Ryan Truex matches career-best with ‘badass’ car in JR Motorsports debut

AVONDALE, Ariz. — It’s been a long climb back to prominence for Ryan Truex, but the Garden Stater might finally feel at home in his new jersey fire suit.

Having driven for about as many different national series organizations as a 26-year-old in the sport possibly could at his age, the two-time K&N Pro Series East champion found himself once again looking for a ride this past offseason. Coming off a NASCAR Playoffs appearance in the Xfinity Series with Kaulig Racing in 2018, the organization shifted directions by putting Justin Haley in the No. 11 Chevrolet for ’19.

Faced with uncertainty over his future, Truex elected to go the Ryan Preece Route © and bet on himself and his talents — signing up for a handful of races with JR Motorsports and its re-branded No. 8 Chevrolet on a part-time, ride-sharing basis rather than land with a lower-caliber, potentially full-time opportunity.

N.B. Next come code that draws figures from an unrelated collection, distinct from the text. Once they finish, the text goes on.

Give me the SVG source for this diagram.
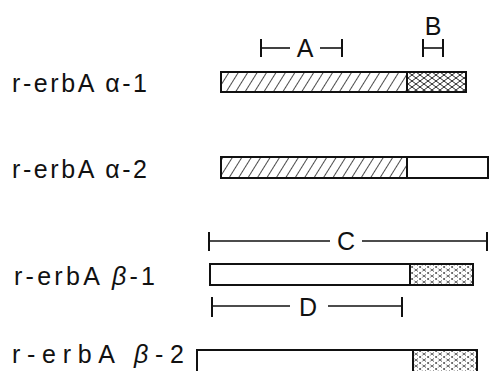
<svg xmlns="http://www.w3.org/2000/svg" width="490" height="371" viewBox="0 0 490 371">
  <style>
    .lbl { font-family: "Liberation Sans", Arial, sans-serif; font-size: 25px; fill: #111; }
    .dim { font-family: "Liberation Sans", Arial, sans-serif; font-size: 25px; fill: #111; text-anchor: middle; }
    .bar { fill: none; stroke: #111; stroke-width: 2; }
    .seg { stroke: #111; stroke-width: 1.6; fill: none; }
    .tick { stroke: #111; stroke-width: 2; fill: none; }
  </style>
  <defs>
    <!-- diagonal hatching for region A -->
    <pattern id="hatch" patternUnits="userSpaceOnUse" width="8" height="8" patternTransform="rotate(32)">
      <line x1="0" y1="-1" x2="0" y2="9" stroke="#111" stroke-width="1.5"/>
    </pattern>
    <!-- fine lattice for region B -->
    <pattern id="lattice" patternUnits="userSpaceOnUse" width="8" height="6">
      <path d="M0,0 L8,6 M0,6 L8,0" stroke="#111" stroke-width="0.9" fill="none"/>
    </pattern>
    <!-- lighter, broken lattice used on the beta forms -->
    <pattern id="lattice2" patternUnits="userSpaceOnUse" width="8" height="6">
      <path d="M0,0 L8,6 M0,6 L8,0" stroke="#333" stroke-width="0.8" stroke-dasharray="2.5 1.5" fill="none"/>
    </pattern>
  </defs>

  <!-- row labels -->
  <g id="label-a1"><text class="lbl" x="12" y="92" textLength="135" lengthAdjust="spacing">r-erbA α-1</text></g>
  <g id="label-a2"><text class="lbl" x="12" y="178" textLength="135" lengthAdjust="spacing">r-erbA α-2</text></g>
  <g id="label-b1"><text class="lbl" x="14" y="285" textLength="141" lengthAdjust="spacing">r-erbA <tspan font-style="italic">β</tspan>-1</text></g>
  <g id="label-b2"><text class="lbl" x="12" y="363" textLength="172" lengthAdjust="spacing">r-erbA <tspan font-style="italic">β</tspan>-2</text></g>

  <!-- alpha-1 -->
  <g id="bar-a1">
    <rect x="221" y="72" width="186" height="20" fill="url(#hatch)"/>
    <rect x="407" y="72" width="59" height="20" fill="url(#lattice)"/>
    <line class="bar" x1="407" y1="72" x2="407" y2="92"/>
    <rect class="bar" x="221" y="72" width="245" height="20"/>
  </g>

  <!-- alpha-2 -->
  <g id="bar-a2">
    <rect x="221" y="157" width="186" height="21" fill="url(#hatch)"/>
    <line class="bar" x1="407" y1="157" x2="407" y2="178"/>
    <rect class="bar" x="221" y="157" width="267" height="21"/>
  </g>

  <!-- beta-1 -->
  <g id="bar-b1">
    <rect x="410" y="264" width="63" height="21" fill="url(#lattice2)"/>
    <line class="bar" x1="410" y1="264" x2="410" y2="285"/>
    <rect class="bar" x="210" y="264" width="263" height="21"/>
  </g>

  <!-- beta-2 -->
  <g id="bar-b2">
    <rect x="413" y="350" width="64" height="21" fill="url(#lattice2)"/>
    <line class="bar" x1="413" y1="350" x2="413" y2="371"/>
    <rect class="bar" x="197" y="350" width="280" height="22"/>
  </g>

  <!-- dimension brackets -->
  <g id="connectors">
    <g id="dim-A">
      <line class="tick" x1="261" y1="39" x2="261" y2="57"/>
      <line class="seg" x1="261" y1="48" x2="290" y2="48"/>
      <line class="seg" x1="320" y1="48" x2="342" y2="48"/>
      <line class="tick" x1="342" y1="39" x2="342" y2="57"/>
    </g>
    <g id="dim-B">
      <line class="tick" x1="423" y1="39" x2="423" y2="57"/>
      <line class="seg" x1="423" y1="48" x2="443" y2="48"/>
      <line class="tick" x1="443" y1="39" x2="443" y2="57"/>
    </g>
    <g id="dim-C">
      <line class="tick" x1="209" y1="232" x2="209" y2="251"/>
      <line class="seg" x1="209" y1="241" x2="330" y2="241"/>
      <line class="seg" x1="362" y1="241" x2="487" y2="241"/>
      <line class="tick" x1="487" y1="232" x2="487" y2="251"/>
    </g>
    <g id="dim-D">
      <line class="tick" x1="212" y1="297" x2="212" y2="317"/>
      <line class="seg" x1="212" y1="306" x2="290" y2="306"/>
      <line class="seg" x1="328" y1="306" x2="402" y2="306"/>
      <line class="tick" x1="402" y1="297" x2="402" y2="317"/>
    </g>
  </g>

  <!-- dimension letters -->
  <g id="letters">
    <text class="dim" x="305" y="57">A</text>
    <text class="dim" x="433" y="35">B</text>
    <text class="dim" x="346" y="250">C</text>
    <text class="dim" x="308" y="316">D</text>
  </g>
</svg>
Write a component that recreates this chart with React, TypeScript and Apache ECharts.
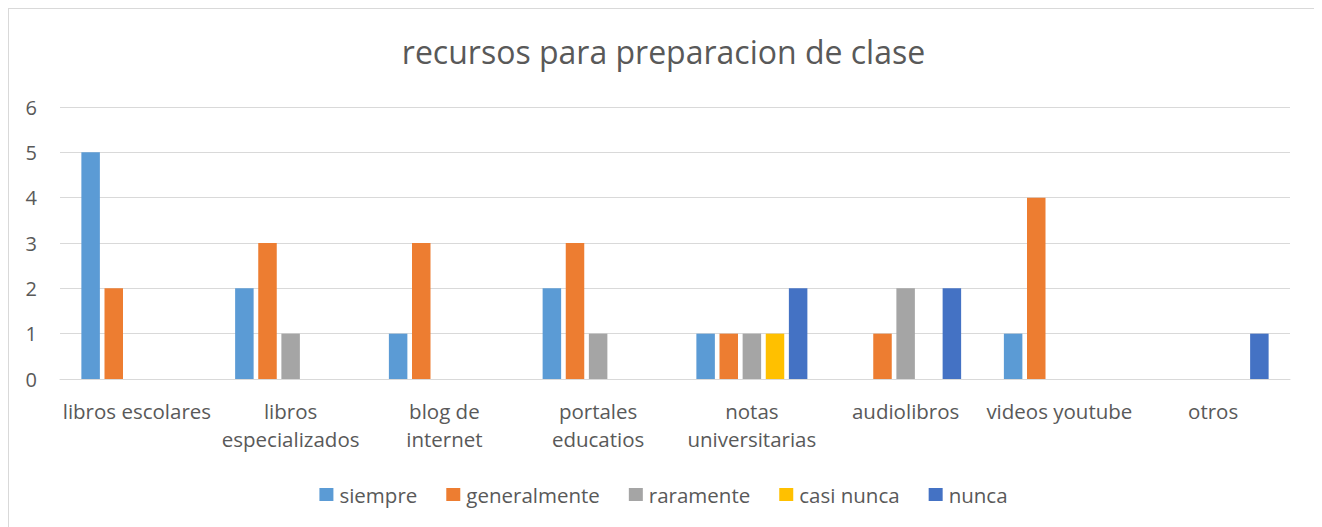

What’d he do in his first crack at racing this season in Saturday’s iK9 Service Dog 200 at ISM Raceway? Nearly hit one out of the park.

“Felt good (to get back out there.) I kind of spent the first stage learning. It’s been a while since I’ve been in one of these cars. Well, not a while but it feels like a while,” Truex told NASCAR.com after matching a career-high finish of second.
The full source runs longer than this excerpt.